As I brainstormed and did some research about what to write for this mini-paper, I came across this clip, “Cause and Effect: How the Media You Consume Can Change Your Life”, which in fact was posted on a fellow bloggers page.

The video is concise and informative, for example I had no idea that the average teenager spends approximately 10 hours and 45mins everyday “consuming media”, weather it be on the computer, watching TV, or even reading a magazine. It is obviously geared more towards females, because the latter half of the clip goes into female leadership and power, which was also a major topic in the second article, “Critical Media Literacy, Democracy, and the Reconstruction of Education”.

A quote from the article mentioned above went like this, “Critical media literacy should be a common thread that runs through all curricular areas because it deals with communication and society.”(p.19) Consumers of our generation generally need to learn how to pose wise questions, because media is a powerful forced that is not to be reckoned with unless good judgment is used. For as described in the article, media can advance the –isms, which is not necessarily a good thing.
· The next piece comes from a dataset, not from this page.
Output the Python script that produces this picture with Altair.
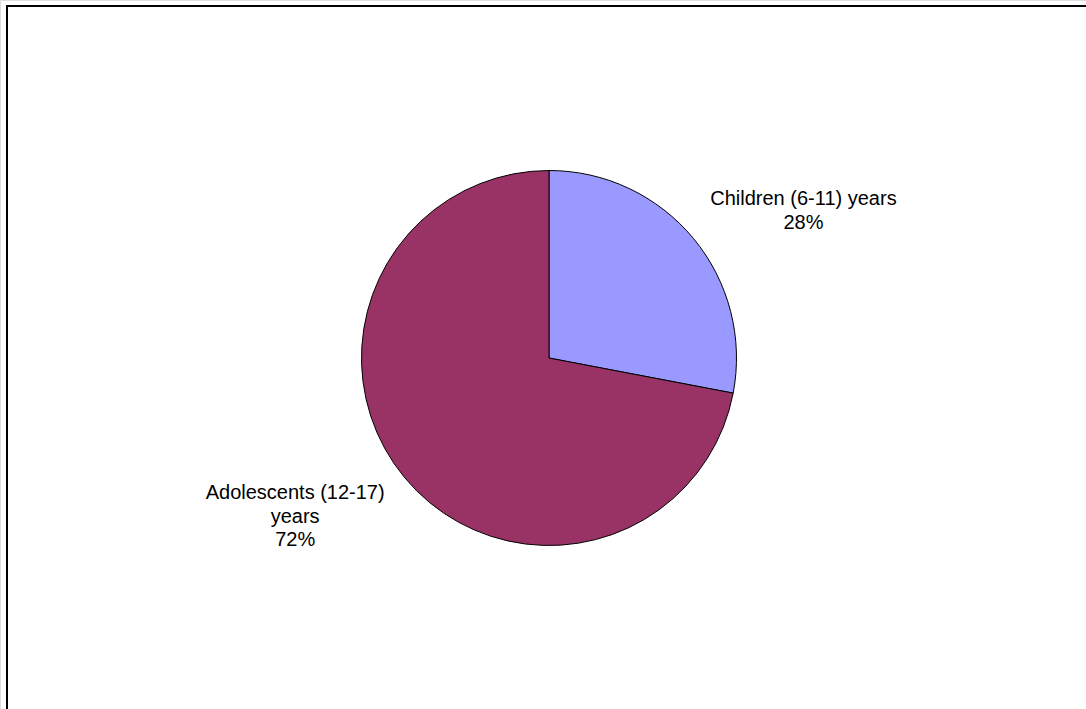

Among my peers I have seen the impact of media through collaborative media production. For example, when my class was learning about Transcendentalism, our teacher created groups and assigned each group with a quote by a different transcendentalist such as Emerson and Thoreau to name a few. With the quote we had to create an interpretation through art. She said, it could be a song, a dance, a drawing; it just had to be some form of an artistic interpretation. As a dancer, I of course made up a little improve while my friend played the piano and I called it my interpretation of the quote. When other groups presented their artistic interpretation I was stunned at the hidden talent of some of my classmates. For example, a boy in my class (that was very shy) made a video that included his own electronic music that he had made with a new fancy application. We all really saw him come out of his shell after that group project!